Let’s just get down to business as this is something that has and is affecting many women. Toxic mother in laws are one of the most common issues modern women face as they select their life partner. You aren’t just marrying the man- you are marrying whatever family trauma, family patterns and family members he may have in his life. If he has a history of poor coping skills, emotional unavailability, sex addiction, cheating, porn, financial recklessness, fear of commitment, poor boundaries with his mom, anger management, and more, chances are there are some issues with mom (and dad) that have not been dealt with. I often see women struggle with a partner that both loves and carries deep resentment and anger towards his mom that he takes out on his partner and kids by raging, ghosting, or completely shutting down. It is often due to a lack of boundaries and an intense level of control she seeks to have over his life, even as a man in his 30’s and beyond.

Here is a check list of Toxic Mother in Law Behaviors:

Cleaning and rearranging without asking (how you had is not good enough and who cares if you can find anything after)

Comments about how tired you are or how sick you look as if you can’t handle being a mom or partner

Comments about your child looking sick, unhealthy, unfed as if you somehow are neglecting your own kids

“Well, you tried” comments with passive aggressive digs noting you are just not up to par with their standards. It could be for a recipe, a party, your outfit, etc.

No interest in getting to know you because you are not important to them, and they already made up their mind about you

Comments about how you look trashy, slutty, whatever their preferred word is to reduce your quality and character as a woman

Makes promises to help then no shows followed by later saying you never let them help, or want them around.

Trying to tell you what to name your grandchild and not caring what you want or your family names

Comments about your weight, hair, makeup, but if you returned the favor commenting on their looks in any negative judgmental way, it would be so outrageous and offensive.

Ignoring diet choices for your kids

Ignoring parenting plans for your kids- stuffing desserts down your toddlers throat right before bed, ignoring nap times, feedings, bed times, basic safety etc.

Walking out on events when the mood strikes or simply no showing

Pretending they don’t see you or hear you when in a room- my ex mother in law loved loved doing this not only to me, but to my side of the family. She would come into a room and pretend like no one was there except my ex (her son) and my son (grandchild). Literally ignoring direct questions or eye contact, it was one of the most bizarre behaviors I have ever come across in a relationship with someone.

Happy to support your divorce or break up by giving her son thousands of dollars, but doesn’t have 10 dollars for kids college fund or savings account.

Actively seeks to get dirt on you and your relationship

Tries to play therapist in your relationship only taking her son’s side while not caring what your side is, or telling him she isn’t the person to go for venting about his partner/spouse

Flirts with their son/your partner like a girlfriend- calling him sexy, cuddling on couch while you sit on the other end, holding hands on long walks, etc.

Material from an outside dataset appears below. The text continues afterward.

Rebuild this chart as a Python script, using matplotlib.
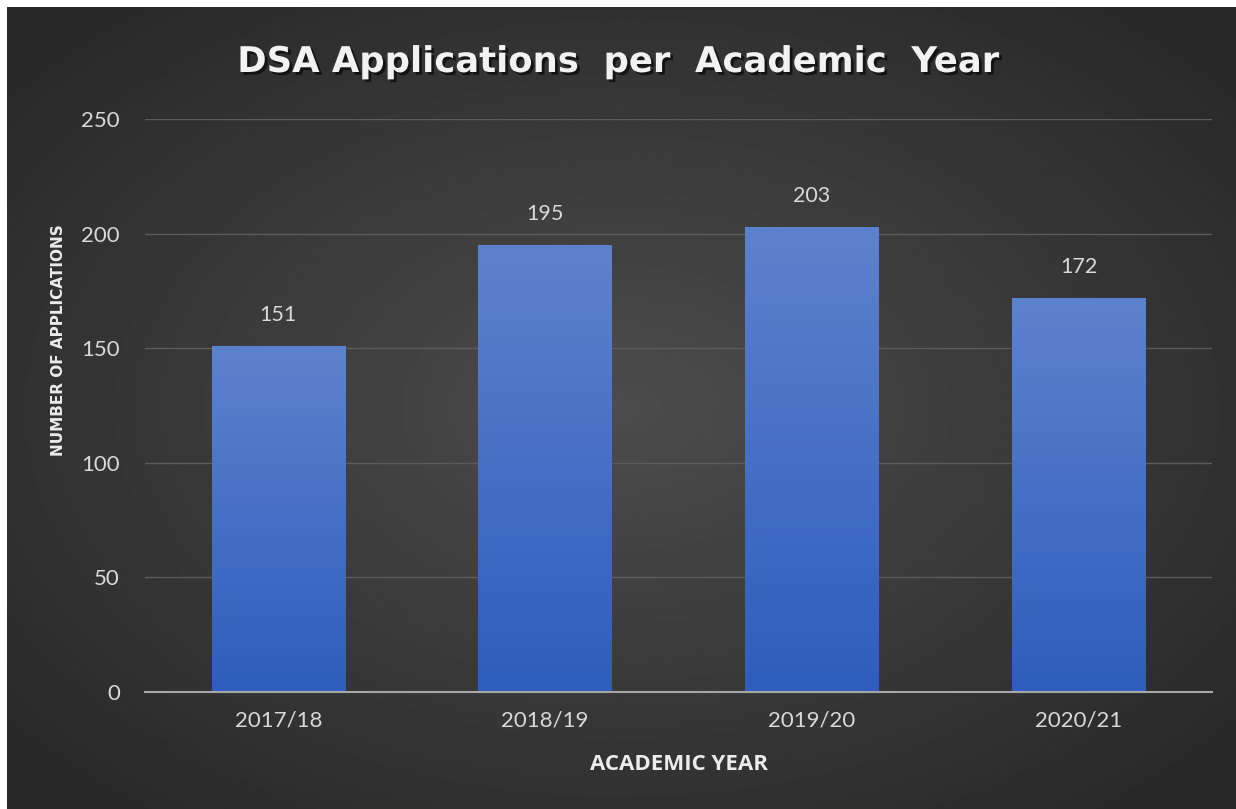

Excluding you from family time-you are never part of the family, just the baby maker

Enabling her son by supporting negative behaviors ,maybe even calling him her “good boy” or “golden boy”

Non stop texting/calling

Expecting him to play nurse/therapist/handy man when she can afford to hire someone to fix things or can go speak to a professional

Expecting him to drop everything for her despite him having a job, home, partner, kids to take care of

Guilt trips….the “poor me” role with crying after she was the bully/aggressor, the withholding of love to punish him, “guess you don’t care”, “guess you are too busy”, “I am just the woman who gave birth to you” comments when she wants to get her way and get her son to do something…emotional manipulation at its finest.

toxic mother in law

I have dealt with them all and many more, just like many moms I know. Left unchecked, it doesn’t get better over time. It can destroy your family life, eat away at your sense of self worth, lead to frequent fights that destroy your sex life and eventually, your relationship. If you are dealing with this, then it is imperative your partner take an active role in setting boundaries, saying something, defending you, and learns the proper communication skills to protect the peace in your home life and with your kids.